This paper presents the results of near-surface hydraulic fracturing experiments in a medium-grained gabbro that make use of different specimen sizes in order to observe the influence of rock heterogeneity and/or non-LEFM behavior on fracture propagation. A comparison of the results with laboratory experiments in brittle elastic materials shows that fracture paths in rock usually do not monotonically approach the free surface. Moreover, they exhibit a high degree of non-symmetry, in contrast to experiments in glass or PMMA. An attempt to correlate crack path variation among different sized specimens to a size dependent fracture toughness has been initially inconclusive due to the noise caused by these crack path complexities. Nonetheless, these results provide an initial demonstration of non-LEFM behavior in hydraulic fracturing with implications for ongoing experiments aimed at quantifying the size effect on rock fracture toughness.

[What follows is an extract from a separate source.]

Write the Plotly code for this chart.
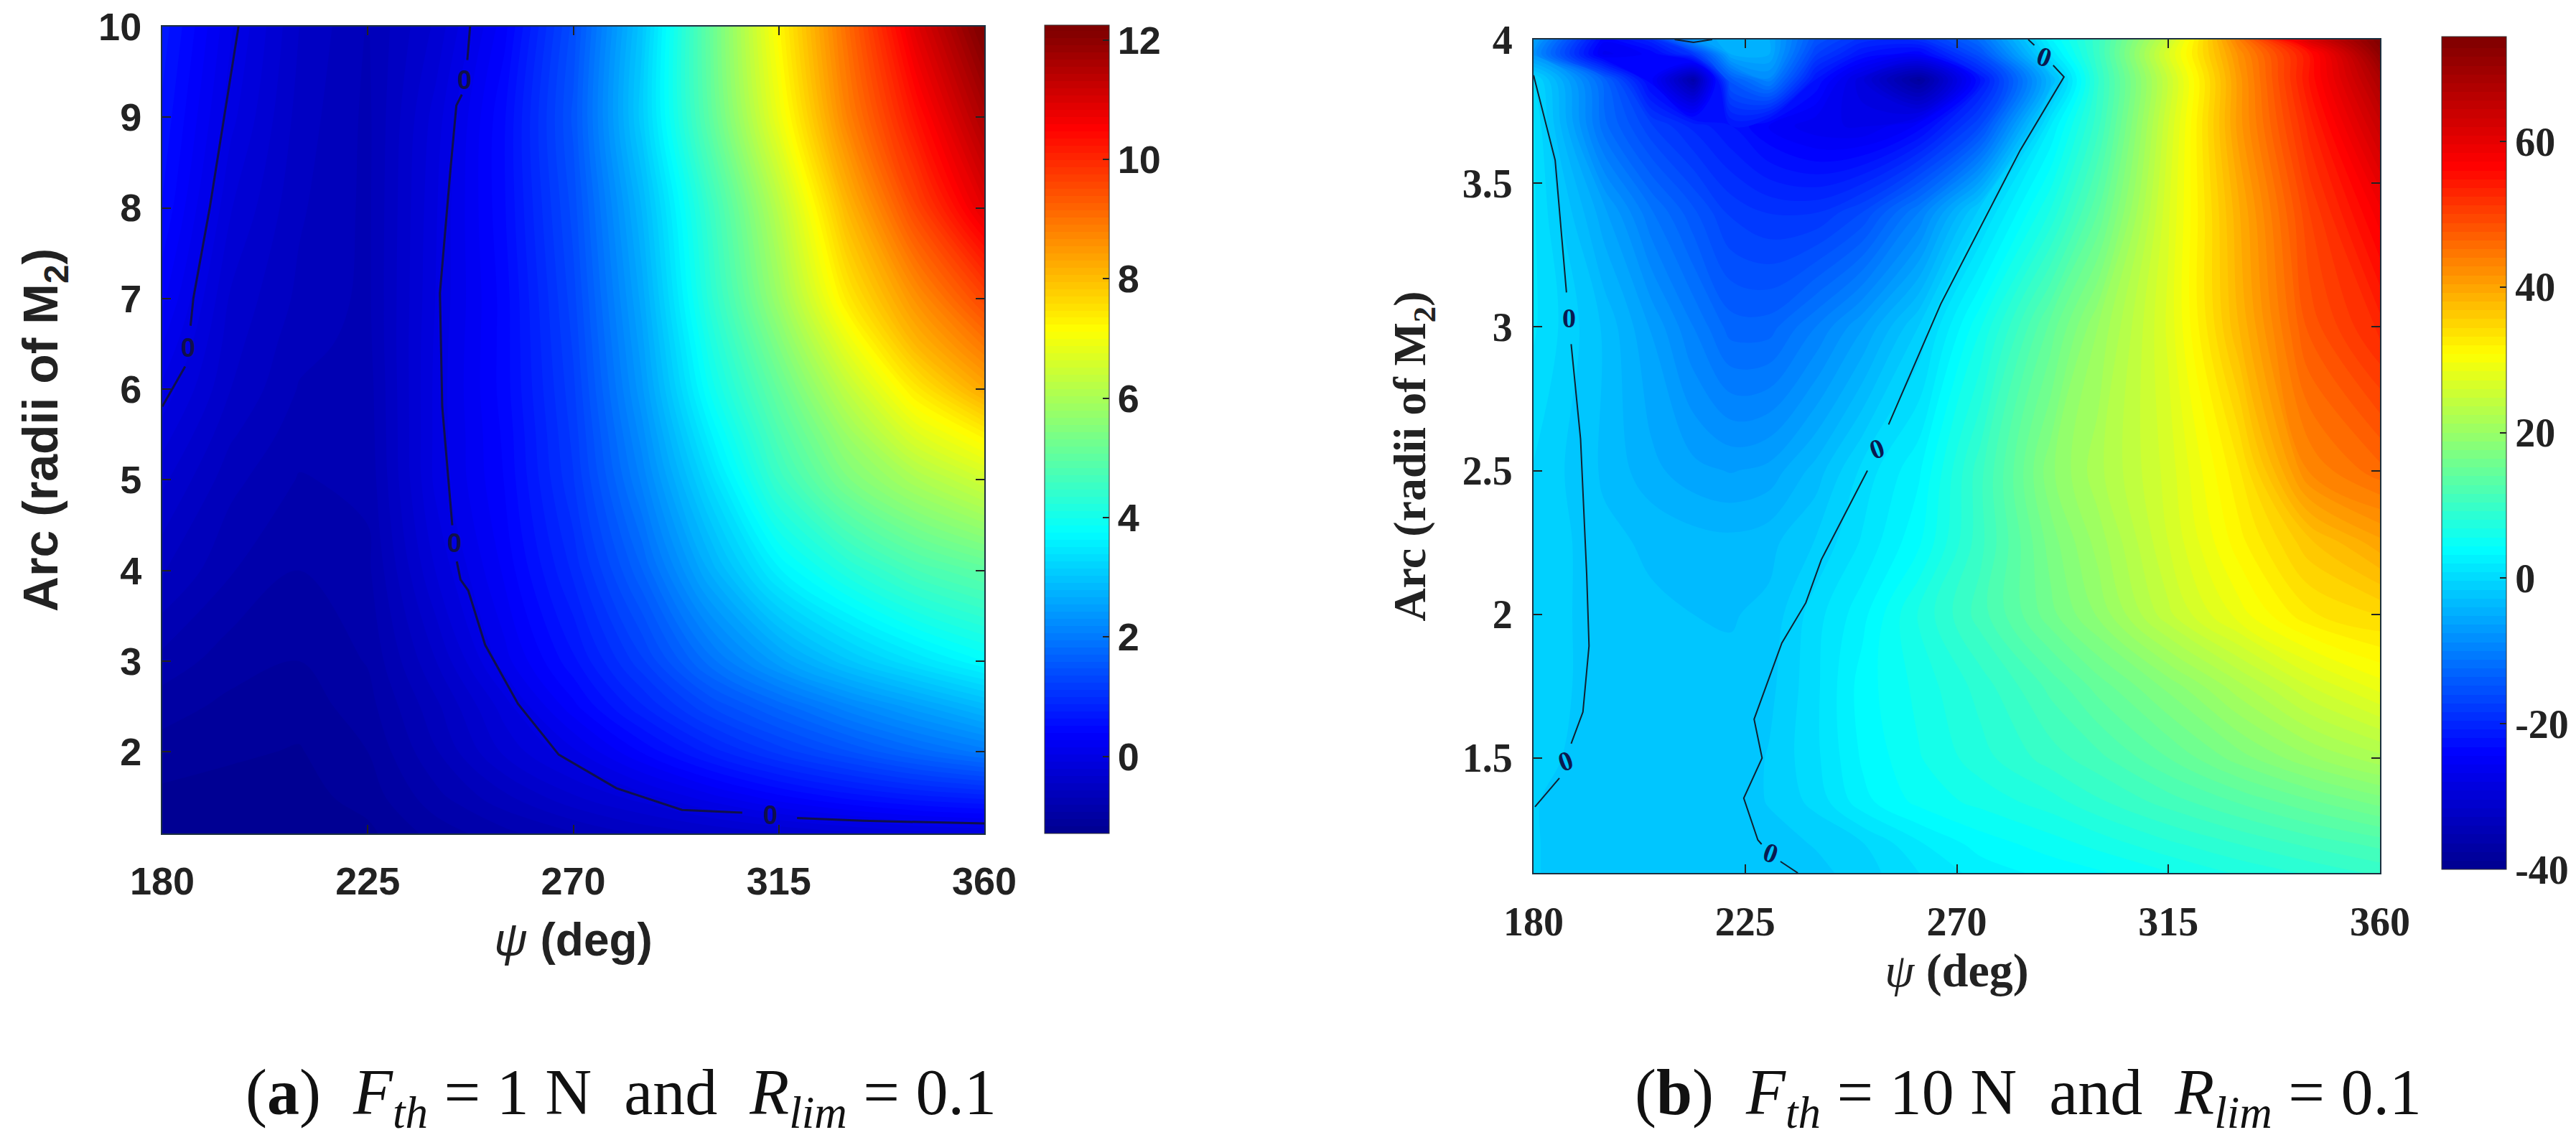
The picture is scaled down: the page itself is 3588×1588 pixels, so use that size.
import plotly.graph_objects as go

W, H = 3588, 1588

# ---------- panel (a) ----------
psi_a = [180, 195, 210, 225, 240, 255, 270, 285, 300, 315, 330, 345, 360]
arc_a = [1.1, 1.5, 2, 2.5, 3, 4, 5, 5.5, 6, 6.5, 7, 8, 9, 10]
z_a = [
    [-1.25, -1.25, -1.25, -1.2, -1.0, -0.85, -0.7, -0.55, -0.45, -0.35, -0.25, -0.15, -0.1],
    [-1.2, -1.22, -1.22, -1.12, -0.85, -0.6, -0.35, -0.15, 0.1, 0.35, 0.55, 0.7, 0.8],
    [-1.1, -1.15, -1.18, -1.05, -0.7, -0.3, 0.0, 0.4, 0.8, 1.15, 1.45, 1.75, 2.0],
    [-1.0, -1.08, -1.12, -0.98, -0.6, -0.15, 0.35, 0.85, 1.35, 1.75, 2.15, 2.5, 2.85],
    [-0.85, -1.0, -1.05, -0.92, -0.45, 0.1, 0.6, 1.2, 1.9, 2.5, 3.0, 3.4, 3.75],
    [-0.55, -0.8, -0.93, -0.84, -0.2, 0.3, 0.9, 1.7, 2.7, 3.6, 4.2, 4.7, 5.0],
    [-0.3, -0.65, -0.82, -0.78, -0.05, 0.4, 1.1, 2.1, 3.3, 4.5, 5.4, 6.0, 6.5],
    [-0.15, -0.55, -0.76, -0.76, -0.05, 0.42, 1.15, 2.25, 3.6, 4.8, 5.8, 6.7, 7.3],
    [0.0, -0.45, -0.7, -0.75, -0.05, 0.45, 1.2, 2.4, 3.9, 5.1, 6.3, 7.4, 8.3],
    [0.15, -0.4, -0.65, -0.73, -0.06, 0.45, 1.25, 2.5, 4.1, 5.45, 6.85, 8.1, 8.95],
    [0.3, -0.35, -0.6, -0.72, -0.08, 0.45, 1.3, 2.6, 4.3, 5.8, 7.4, 8.6, 9.6],
    [0.5, -0.2, -0.55, -0.72, -0.1, 0.5, 1.4, 2.8, 4.5, 6.2, 8.1, 9.6, 10.9],
    [0.6, -0.05, -0.5, -0.72, -0.15, 0.5, 1.5, 3.1, 5.0, 6.9, 8.8, 10.3, 11.6],
    [0.7, 0.05, -0.45, -0.7, -0.3, 0.35, 1.4, 3.0, 5.1, 7.2, 9.1, 10.9, 12.25],
]
zero_a1_x = [196.7, 193.5, 190.4, 186.8, 186.2, None, 185.0, 180.0]
zero_a1_y = [10, 9, 8, 7, 6.7, None, 6.25, 5.81]
zero_a2_x = [247.4, 246.8, None, 245.6, 244.4, 243.1, 240.8, 241.3, 242.6, 243.5, None, 244.5, 245.3, 247,
             250.7, 257.9, 266.8, 279.4, 293.8, 307, None, 319, 333.4, 360]
zero_a2_y = [10, 9.63, None, 9.25, 9.13, 8.42, 7.06, 5.81, 5.0, 4.5, None, 4.1, 3.9, 3.78,
             3.18, 2.53, 1.97, 1.6, 1.36, 1.33, None, 1.27, 1.24, 1.21]
label_a_x = [185.6, 246.2, 244.0, 313.2]
label_a_y = [6.46, 9.41, 4.3, 1.3]

# ---------- panel (b) ----------
psi_b = [180, 195, 205, 214, 222, 230, 240, 250, 262, 275, 290, 300, 315, 330, 345, 360]
arc_b = [1.1, 1.2, 1.35, 1.5, 1.75, 2, 2.25, 2.5, 3, 3.4, 3.7, 3.86, 3.95, 4]
z_b = [
    [-1.5, -2.5, -2.5, -2.5, -2.5, -2.5, -2, -1, 0.8, 2.5, 3.6, 4.2, 5.5, 7, 8.2, 9.5],
    [-1.5, -2.5, -2.5, -2.5, -2.5, -2.2, -1.5, -0.5, 1.8, 3.7, 5, 6, 7.7, 9.2, 10.7, 12],
    [-1.5, -2.5, -2.5, -2.5, -2.5, -1.5, 0, 2.8, 4.8, 6, 7.5, 9, 11, 13, 15, 17],
    [-1, -2.5, -2.5, -2.5, -2.5, -1.5, 0.5, 3.4, 5.5, 7.5, 9.8, 11.2, 14, 17, 19.8, 22],
    [-0.5, -2.5, -2.5, -2.5, -2.5, -2, 0.5, 3.8, 6, 8.5, 12, 14.5, 18, 22, 26, 29],
    [-0.5, -2.5, -2.6, -2.8, -2.9, -2.5, 0.3, 2.8, 7, 11, 16, 19, 24.5, 29, 33, 34.5],
    [-0.5, -2.5, -3, -3.4, -3.6, -3.2, -1.5, 1, 4.2, 10, 17, 20.5, 26, 31.5, 36.5, 40],
    [-0.5, -3, -4.8, -6, -6.5, -6, -3.5, 0, 3, 10, 18.5, 22, 26.5, 33, 43, 46],
    [1, -3, -6.5, -10, -13, -13, -10, -6.5, -1.5, 5.5, 14.5, 20, 27.5, 38, 48, 53],
    [1, -6, -11, -14.5, -17.5, -18.5, -18.5, -16, -10, -1, 7, 14, 27, 39, 50, 58],
    [1, -12, -17, -20, -22, -24.5, -26.5, -27, -24, -16, 2, 10, 26, 41, 53, 64],
    [0, -13, -24, -36, -14, -9, -22, -29, -38, -22, -4, 9, 25, 41, 55, 68],
    [-8, -26, -24, -18, -5, -5, -17, -22, -24, -15, 1, 10, 27, 42, 55, 72],
    [-6, -24, -20, -7, -4, -5, -15, -19, -19, -12, 3, 10, 25, 44, 62, 74],
]
zero_b1_x = [180, 184.6, 187.0, None, 188.0, 190, 191.3, 191.8, 190.5, 188.0, None, 185.5, 180.3]
zero_b1_y = [3.876, 3.58, 3.12, None, 2.94, 2.61, 2.14, 1.89, 1.66, 1.55, None, 1.43, 1.33]
zero_b2_x = [285.2, 286.5, None, 290.5, 292.8, 283.5, 266.6, 255.5, None, 251, 241.2, 237.9, 232.8,
             226.9, 228.6, 224.7, 227.7, 228.5, None, 232.5, 236.2]
zero_b2_y = [4.0, 3.98, None, 3.91, 3.87, 3.615, 3.08, 2.66, None, 2.5, 2.19, 2.04, 1.9,
             1.635, 1.5, 1.36, 1.215, 1.2, None, 1.14, 1.1]
zero_b3_x = [210, 214, 218]
zero_b3_y = [4.0, 3.99, 4.0]
label_b_x = [288.6, 187.6, 253.0, 186.8, 230.4]
label_b_y = [3.94, 3.03, 2.575, 1.49, 1.17]
label_b_rot = [20, 0, -20, -20, 20]

# colours: jet, with stops given in data units for each panel
jet = ["rgb(0,0,143)", "rgb(0,0,255)", "rgb(0,255,255)", "rgb(255,255,0)", "rgb(255,0,0)", "rgb(128,0,0)"]
stops_a = [-1.29, 0.4, 3.8, 7.2, 10.6, 12.25]
stops_b = [-40, -24, 4.2, 31, 57, 74.4]
scale_a = [[(s - stops_a[0]) / (stops_a[-1] - stops_a[0]), c] for s, c in zip(stops_a, jet)]
scale_b = [[(s - stops_b[0]) / (stops_b[-1] - stops_b[0]), c] for s, c in zip(stops_b, jet)]

SANS = "Liberation Sans"
SERIF = "Liberation Serif"
INK = "#222222"
FRAME = "#1c3040"


def dom_x(a, b):
    return [a / W, b / W]


def dom_y(top, bottom):
    return [1 - bottom / H, 1 - top / H]


fig = go.Figure()

fig.add_trace(go.Contour(
    x=psi_a, y=arc_a, z=z_a, xaxis="x", yaxis="y",
    colorscale=scale_a, zmin=stops_a[0], zmax=stops_a[-1], showscale=True,
    contours=dict(coloring="fill", start=stops_a[0], end=stops_a[-1], size=0.12),
    line=dict(width=0, smoothing=1),
    colorbar=dict(
        x=1455 / W, xanchor="left", xpad=0, y=1 - 1161 / H, yanchor="bottom", ypad=0,
        thickness=90, thicknessmode="pixels", len=1126, lenmode="pixels",
        tickmode="array", tickvals=[0, 2, 4, 6, 8, 10, 12], ticktext=["0", "2", "4", "6", "8", "10", "12"],
        ticks="inside", ticklen=9, tickwidth=2, tickcolor="#222222",
        outlinewidth=1, outlinecolor="#333333",
        tickfont=dict(family=SANS, size=54, color=INK, weight="bold"),
    ),
))
fig.add_trace(go.Contour(
    x=psi_b, y=arc_b, z=z_b, xaxis="x2", yaxis="y2",
    colorscale=scale_b, zmin=stops_b[0], zmax=stops_b[-1], showscale=True,
    contours=dict(coloring="fill", start=stops_b[0], end=stops_b[-1], size=1.2),
    line=dict(width=0, smoothing=1),
    colorbar=dict(
        x=3401 / W, xanchor="left", xpad=0, y=1 - 1211 / H, yanchor="bottom", ypad=0,
        thickness=90, thicknessmode="pixels", len=1160, lenmode="pixels",
        tickmode="array", tickvals=[-40, -20, 0, 20, 40, 60], ticktext=["-40", "-20", "0", "20", "40", "60"],
        ticks="inside", ticklen=9, tickwidth=2, tickcolor="#222222",
        outlinewidth=1, outlinecolor="#333333",
        tickfont=dict(family=SERIF, size=56, color=INK, weight="bold"),
    ),
))

for lx, ly, xa, ya, col, wid in [
    (zero_a1_x, zero_a1_y, "x", "y", "#10104a", 3),
    (zero_a2_x, zero_a2_y, "x", "y", "#10104a", 3),
    (zero_b1_x, zero_b1_y, "x2", "y2", "#102030", 2),
    (zero_b2_x, zero_b2_y, "x2", "y2", "#102030", 2),
    (zero_b3_x, zero_b3_y, "x2", "y2", "#102030", 2),
]:
    fig.add_trace(go.Scatter(x=lx, y=ly, xaxis=xa, yaxis=ya, mode="lines",
                             line=dict(color=col, width=wid), showlegend=False, hoverinfo="skip"))

anns = []
for x, y in zip(label_a_x, label_a_y):
    anns.append(dict(x=x, y=y, xref="x", yref="y", text="<b>0</b>", showarrow=False,
                     font=dict(family=SANS, size=36, color="#10104a")))
for x, y, r in zip(label_b_x, label_b_y, label_b_rot):
    anns.append(dict(x=x, y=y, xref="x2", yref="y2", text="<b>0</b>", showarrow=False, textangle=r,
                     font=dict(family=SERIF, size=38, color="#0a1a50")))
anns.append(dict(x=865 / W, y=1 - 1528 / H, xref="paper", yref="paper", showarrow=False,
                 xanchor="center", yanchor="middle",
                 text="(<b>a</b>)  <i>F<sub>th</sub></i> = 1 N  and  <i>R<sub>lim</sub></i> = 0.1",
                 font=dict(family=SERIF, size=90, color="#111111")))
anns.append(dict(x=2825 / W, y=1 - 1528 / H, xref="paper", yref="paper", showarrow=False,
                 xanchor="center", yanchor="middle",
                 text="(<b>b</b>)  <i>F<sub>th</sub></i> = 10 N  and  <i>R<sub>lim</sub></i> = 0.1",
                 font=dict(family=SERIF, size=90, color="#111111")))


def axis(rng, vals, dom, family, size, title, tsize, standoff, lab_off, anchor):
    return dict(range=rng, tickmode="array", tickvals=vals, ticktext=[str(v) for v in vals],
                domain=dom, anchor=anchor, ticks="inside", ticklen=12, tickwidth=2, tickcolor="#222222",
                showline=True, linecolor=FRAME, linewidth=2, mirror="ticks", showgrid=False, zeroline=False,
                ticklabelstandoff=lab_off, automargin=False,
                tickfont=dict(family=family, size=size, color=INK, weight="bold"),
                title=dict(text=title, standoff=standoff, font=dict(family=family, size=tsize, color=INK)))


fig.update_layout(
    width=W, height=H, margin=dict(l=0, r=0, t=0, b=0), paper_bgcolor="white", plot_bgcolor="white",
    showlegend=False, annotations=anns,
    xaxis=axis([180, 360], [180, 225, 270, 315, 360], dom_x(226, 1371), SANS, 54,
               "<i>ψ</i> <b>(deg)</b>", 64, 30, 18, "y"),
    yaxis=axis([1.1, 10], [2, 3, 4, 5, 6, 7, 8, 9, 10], dom_y(37, 1161), SANS, 54,
               "<b>Arc (radii of M<sub>2</sub>)</b>", 68, 34, 16, "x"),
    xaxis2=axis([180, 360], [180, 225, 270, 315, 360], dom_x(2136, 3315), SERIF, 56,
                "<i>ψ</i> <b>(deg)</b>", 66, 10, 18, "y2"),
    yaxis2=axis([1.1, 4], [1.5, 2, 2.5, 3, 3.5, 4], dom_y(55, 1216), SERIF, 56,
                "<b>Arc (radii of M<sub>2</sub>)</b>", 64, 30, 16, "x2"),
)

fig.write_html("out.html", post_script="document.body.style.margin='0';", config={"displayModeBar": False})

Laboratory tests indicate dependence of rock strength on specimen size. In particular, the nominal tensile stress associated with specimen failure decreases in an empirical power-law relationship to specimen size (e.g. [1]). This is usually explained by reasoning that tensile strength is not a true material property but depends on the specimen geometry and probable maximum flaw size that is subjected to tensile loading. Another manifestation of the size effect is expressed in the critical energy release rate associated with fracture extension — fracture energy, for short, which relates to the square of the fracture toughness — increasing usually in an empirical power-law relationship to specimen/notch/intact ligament/crack size (e.g. [2,3]). Although previous experimental works have indicated in most cases a power-law relationship at the laboratory scale ( <1 m), and have led to a number of theoretical recommendations regarding the treatment of fracture in heterogeneous materials (e.g. [4,5,6,2]), how these results and theories can be appropriately extended to larger scales remains fundamentally unclear. The overarching objective of this work is to develop a new method for estimating how the fracture toughness depends on the size of the fracture that is practically applicable at scales far exceeding laboratory limitations. It is based on hydraulically fracturing rocks at a shallow depth, that is, so that the radius of an initially horizontal, circular fracture attains a value that is several times greater than its initial depth. As these shallow hydraulic fractures grow, the asymmetry of the fracture opening induces curving of the fracture towards the surface so that the geometry resembles a concave-upward saucer. Previous research has shown that the saucer-shapes are, determined to leading order by a parameter that compares the in-situ compressive stress acting parallel to the free surface with a fracture toughness dependent estimate of the magnitude of the fracture-induced stress field [7,8,9]. Hence, these prior works show that the final saucershape relates directly to the fracture toughness of the material. Therefore, with knowledge of the in-situ stress field, one may in principle estimate the fracture toughness based on a posteriori measurements of the fracture shape and without requiring typically unreliable measurement or analysis of the internal loading.